--- Begin Listed records ---
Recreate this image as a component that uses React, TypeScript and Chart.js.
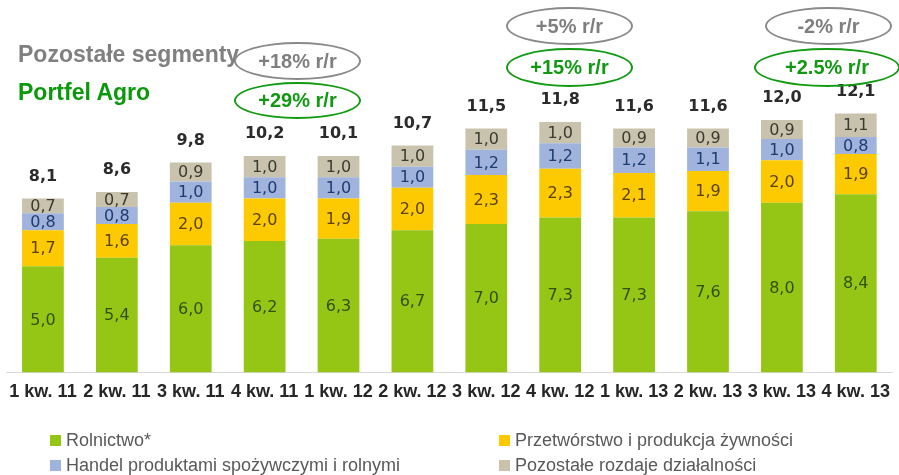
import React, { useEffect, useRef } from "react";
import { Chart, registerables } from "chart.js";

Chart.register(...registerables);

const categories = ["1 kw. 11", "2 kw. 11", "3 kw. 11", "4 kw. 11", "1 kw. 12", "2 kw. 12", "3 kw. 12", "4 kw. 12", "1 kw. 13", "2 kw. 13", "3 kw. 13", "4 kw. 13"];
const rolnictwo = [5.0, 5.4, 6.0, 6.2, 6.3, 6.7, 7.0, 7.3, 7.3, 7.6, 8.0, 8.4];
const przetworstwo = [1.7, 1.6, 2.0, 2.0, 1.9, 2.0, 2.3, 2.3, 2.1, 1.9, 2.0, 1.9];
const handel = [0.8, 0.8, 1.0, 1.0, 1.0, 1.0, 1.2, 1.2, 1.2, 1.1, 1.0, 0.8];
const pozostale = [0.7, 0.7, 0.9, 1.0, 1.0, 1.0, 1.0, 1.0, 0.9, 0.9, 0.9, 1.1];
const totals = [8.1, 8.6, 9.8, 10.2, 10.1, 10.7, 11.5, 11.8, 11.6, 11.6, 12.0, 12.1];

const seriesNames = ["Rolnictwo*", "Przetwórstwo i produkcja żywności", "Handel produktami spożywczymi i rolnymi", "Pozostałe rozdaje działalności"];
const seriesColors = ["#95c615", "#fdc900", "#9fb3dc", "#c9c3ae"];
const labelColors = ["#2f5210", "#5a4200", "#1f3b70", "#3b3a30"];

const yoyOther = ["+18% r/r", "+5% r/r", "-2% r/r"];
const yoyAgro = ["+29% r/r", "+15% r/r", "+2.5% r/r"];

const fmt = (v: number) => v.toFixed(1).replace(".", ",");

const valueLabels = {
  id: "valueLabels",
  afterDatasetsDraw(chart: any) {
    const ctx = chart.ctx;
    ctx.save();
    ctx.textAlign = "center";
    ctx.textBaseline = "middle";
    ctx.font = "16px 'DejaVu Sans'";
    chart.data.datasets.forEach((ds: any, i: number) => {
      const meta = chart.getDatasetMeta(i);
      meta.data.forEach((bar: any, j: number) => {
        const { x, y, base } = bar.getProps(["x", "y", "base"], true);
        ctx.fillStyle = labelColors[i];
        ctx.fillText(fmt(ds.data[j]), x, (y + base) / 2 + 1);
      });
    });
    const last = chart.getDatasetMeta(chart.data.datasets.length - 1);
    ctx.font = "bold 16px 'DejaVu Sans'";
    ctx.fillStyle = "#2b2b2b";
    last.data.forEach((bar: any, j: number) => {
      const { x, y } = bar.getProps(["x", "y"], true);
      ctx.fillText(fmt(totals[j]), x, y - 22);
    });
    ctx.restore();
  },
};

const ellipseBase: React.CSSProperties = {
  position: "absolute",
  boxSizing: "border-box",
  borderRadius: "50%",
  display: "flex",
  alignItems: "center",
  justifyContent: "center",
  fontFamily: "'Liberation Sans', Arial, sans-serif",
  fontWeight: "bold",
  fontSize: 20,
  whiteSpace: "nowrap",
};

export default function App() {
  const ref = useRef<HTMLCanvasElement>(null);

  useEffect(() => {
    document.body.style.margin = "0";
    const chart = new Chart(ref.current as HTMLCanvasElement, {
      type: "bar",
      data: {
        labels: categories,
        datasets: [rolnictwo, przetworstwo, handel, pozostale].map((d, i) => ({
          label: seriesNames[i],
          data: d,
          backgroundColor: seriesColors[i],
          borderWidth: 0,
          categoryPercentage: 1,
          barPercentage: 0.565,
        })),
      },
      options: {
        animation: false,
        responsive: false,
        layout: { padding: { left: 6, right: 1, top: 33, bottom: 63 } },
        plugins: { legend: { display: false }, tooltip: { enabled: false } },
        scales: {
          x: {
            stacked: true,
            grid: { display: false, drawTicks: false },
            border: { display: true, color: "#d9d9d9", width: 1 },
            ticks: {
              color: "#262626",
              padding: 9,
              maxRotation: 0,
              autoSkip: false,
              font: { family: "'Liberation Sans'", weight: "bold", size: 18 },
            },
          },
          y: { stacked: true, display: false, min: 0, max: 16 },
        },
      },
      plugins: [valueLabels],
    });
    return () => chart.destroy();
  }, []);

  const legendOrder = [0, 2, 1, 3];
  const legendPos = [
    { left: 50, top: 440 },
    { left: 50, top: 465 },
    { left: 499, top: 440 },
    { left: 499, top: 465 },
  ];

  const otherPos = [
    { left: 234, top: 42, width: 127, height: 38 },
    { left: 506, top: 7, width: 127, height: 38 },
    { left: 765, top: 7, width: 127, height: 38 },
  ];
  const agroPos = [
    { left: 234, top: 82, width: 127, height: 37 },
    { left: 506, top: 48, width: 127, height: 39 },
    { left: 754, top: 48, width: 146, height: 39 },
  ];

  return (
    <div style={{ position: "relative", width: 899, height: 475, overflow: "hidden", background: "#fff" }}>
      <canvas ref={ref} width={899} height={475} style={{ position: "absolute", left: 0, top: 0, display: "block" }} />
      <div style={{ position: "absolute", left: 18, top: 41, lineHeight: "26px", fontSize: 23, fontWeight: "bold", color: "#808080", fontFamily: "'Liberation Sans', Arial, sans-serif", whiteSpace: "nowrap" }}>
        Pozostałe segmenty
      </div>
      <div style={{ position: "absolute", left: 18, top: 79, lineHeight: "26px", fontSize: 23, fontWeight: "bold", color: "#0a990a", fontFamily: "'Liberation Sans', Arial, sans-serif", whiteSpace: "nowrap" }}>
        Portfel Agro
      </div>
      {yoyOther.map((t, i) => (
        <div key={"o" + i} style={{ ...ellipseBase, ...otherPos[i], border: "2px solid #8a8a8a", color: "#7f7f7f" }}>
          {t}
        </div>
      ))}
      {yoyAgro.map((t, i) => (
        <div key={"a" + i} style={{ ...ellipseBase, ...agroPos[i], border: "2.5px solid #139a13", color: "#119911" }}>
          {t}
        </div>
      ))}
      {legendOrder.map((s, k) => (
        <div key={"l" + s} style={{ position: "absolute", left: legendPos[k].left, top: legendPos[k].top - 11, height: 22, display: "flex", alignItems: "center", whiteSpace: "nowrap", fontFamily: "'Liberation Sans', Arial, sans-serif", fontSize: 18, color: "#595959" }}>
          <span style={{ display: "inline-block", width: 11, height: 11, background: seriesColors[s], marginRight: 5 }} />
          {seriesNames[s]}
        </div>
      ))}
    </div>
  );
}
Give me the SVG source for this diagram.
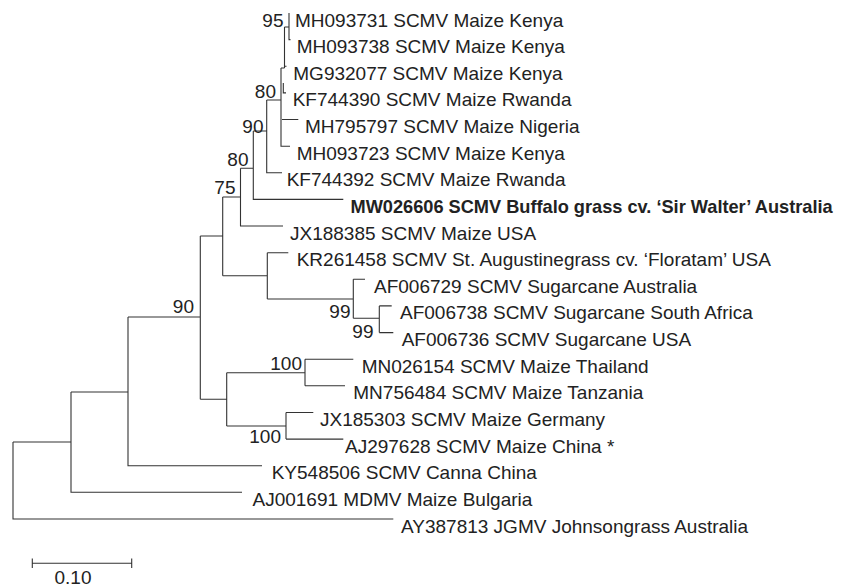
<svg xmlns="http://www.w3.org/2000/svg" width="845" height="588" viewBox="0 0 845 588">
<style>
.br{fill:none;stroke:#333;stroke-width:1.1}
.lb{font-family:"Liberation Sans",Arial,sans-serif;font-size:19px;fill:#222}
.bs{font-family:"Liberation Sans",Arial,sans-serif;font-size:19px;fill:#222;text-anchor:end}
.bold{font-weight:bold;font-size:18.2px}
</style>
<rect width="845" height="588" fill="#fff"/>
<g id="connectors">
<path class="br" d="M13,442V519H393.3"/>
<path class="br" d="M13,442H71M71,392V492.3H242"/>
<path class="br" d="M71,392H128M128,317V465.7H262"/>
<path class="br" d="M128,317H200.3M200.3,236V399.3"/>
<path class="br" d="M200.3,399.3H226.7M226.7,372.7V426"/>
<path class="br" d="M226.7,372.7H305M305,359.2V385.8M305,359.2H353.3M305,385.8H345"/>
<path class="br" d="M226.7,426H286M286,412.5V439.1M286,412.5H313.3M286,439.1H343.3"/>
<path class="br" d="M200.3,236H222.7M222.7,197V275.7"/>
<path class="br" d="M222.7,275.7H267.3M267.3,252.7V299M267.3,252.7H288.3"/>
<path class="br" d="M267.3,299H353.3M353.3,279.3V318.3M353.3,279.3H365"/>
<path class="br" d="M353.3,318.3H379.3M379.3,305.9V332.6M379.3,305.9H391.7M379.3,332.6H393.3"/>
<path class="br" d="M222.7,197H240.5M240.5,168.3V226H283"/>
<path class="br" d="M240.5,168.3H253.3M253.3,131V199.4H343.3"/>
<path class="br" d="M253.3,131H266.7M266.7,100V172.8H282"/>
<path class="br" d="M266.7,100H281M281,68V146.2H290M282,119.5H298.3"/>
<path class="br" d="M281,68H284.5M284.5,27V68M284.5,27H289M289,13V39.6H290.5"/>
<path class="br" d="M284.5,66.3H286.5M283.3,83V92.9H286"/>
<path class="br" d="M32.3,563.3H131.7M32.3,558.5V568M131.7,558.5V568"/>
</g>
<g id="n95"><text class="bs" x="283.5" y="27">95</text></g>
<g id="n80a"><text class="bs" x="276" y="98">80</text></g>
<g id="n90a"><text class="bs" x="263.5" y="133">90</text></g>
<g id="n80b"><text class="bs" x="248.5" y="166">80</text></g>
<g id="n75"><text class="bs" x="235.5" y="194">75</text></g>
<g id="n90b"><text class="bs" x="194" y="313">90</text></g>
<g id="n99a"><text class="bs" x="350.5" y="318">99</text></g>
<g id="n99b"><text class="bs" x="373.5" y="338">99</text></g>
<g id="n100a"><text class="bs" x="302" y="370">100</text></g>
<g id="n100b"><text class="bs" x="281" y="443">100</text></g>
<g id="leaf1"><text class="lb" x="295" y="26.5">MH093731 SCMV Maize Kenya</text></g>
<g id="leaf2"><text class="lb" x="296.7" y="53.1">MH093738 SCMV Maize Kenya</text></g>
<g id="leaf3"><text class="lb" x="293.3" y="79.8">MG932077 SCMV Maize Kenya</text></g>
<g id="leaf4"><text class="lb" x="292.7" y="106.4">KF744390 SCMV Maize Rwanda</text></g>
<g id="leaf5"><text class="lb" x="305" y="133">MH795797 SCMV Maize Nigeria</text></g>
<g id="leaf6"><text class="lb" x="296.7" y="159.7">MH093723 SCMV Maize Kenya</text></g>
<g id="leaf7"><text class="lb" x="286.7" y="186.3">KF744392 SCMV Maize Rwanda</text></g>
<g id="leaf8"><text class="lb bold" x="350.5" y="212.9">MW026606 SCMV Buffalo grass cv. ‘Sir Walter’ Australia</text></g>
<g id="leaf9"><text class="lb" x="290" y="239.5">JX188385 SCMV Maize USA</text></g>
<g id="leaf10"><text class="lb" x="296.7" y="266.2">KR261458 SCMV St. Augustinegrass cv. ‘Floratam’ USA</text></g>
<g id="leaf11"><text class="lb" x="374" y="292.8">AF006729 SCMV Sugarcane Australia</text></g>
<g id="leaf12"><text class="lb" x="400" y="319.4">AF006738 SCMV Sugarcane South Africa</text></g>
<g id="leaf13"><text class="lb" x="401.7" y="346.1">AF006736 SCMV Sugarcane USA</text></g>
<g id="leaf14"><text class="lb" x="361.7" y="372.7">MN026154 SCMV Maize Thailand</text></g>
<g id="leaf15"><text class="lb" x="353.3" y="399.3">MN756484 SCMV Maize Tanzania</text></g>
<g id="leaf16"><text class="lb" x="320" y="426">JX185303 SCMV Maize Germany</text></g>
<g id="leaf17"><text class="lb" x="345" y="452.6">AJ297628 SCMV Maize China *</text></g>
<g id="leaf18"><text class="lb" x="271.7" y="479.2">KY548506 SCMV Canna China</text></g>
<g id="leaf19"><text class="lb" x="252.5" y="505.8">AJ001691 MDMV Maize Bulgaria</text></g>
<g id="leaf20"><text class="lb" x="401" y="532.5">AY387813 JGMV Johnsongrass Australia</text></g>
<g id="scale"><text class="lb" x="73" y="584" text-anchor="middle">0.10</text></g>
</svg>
--- End Listed records ---
▸ Written exercise
Copy only the part of the records that runs from the first line to the line with "Chart.register(...registerables);", ends included, leaving pictures out.

▸ Response to this task
Recreate this image as a component that uses React, TypeScript and Chart.js.
import React, { useEffect, useRef } from "react";
import { Chart, registerables } from "chart.js";

Chart.register(...registerables);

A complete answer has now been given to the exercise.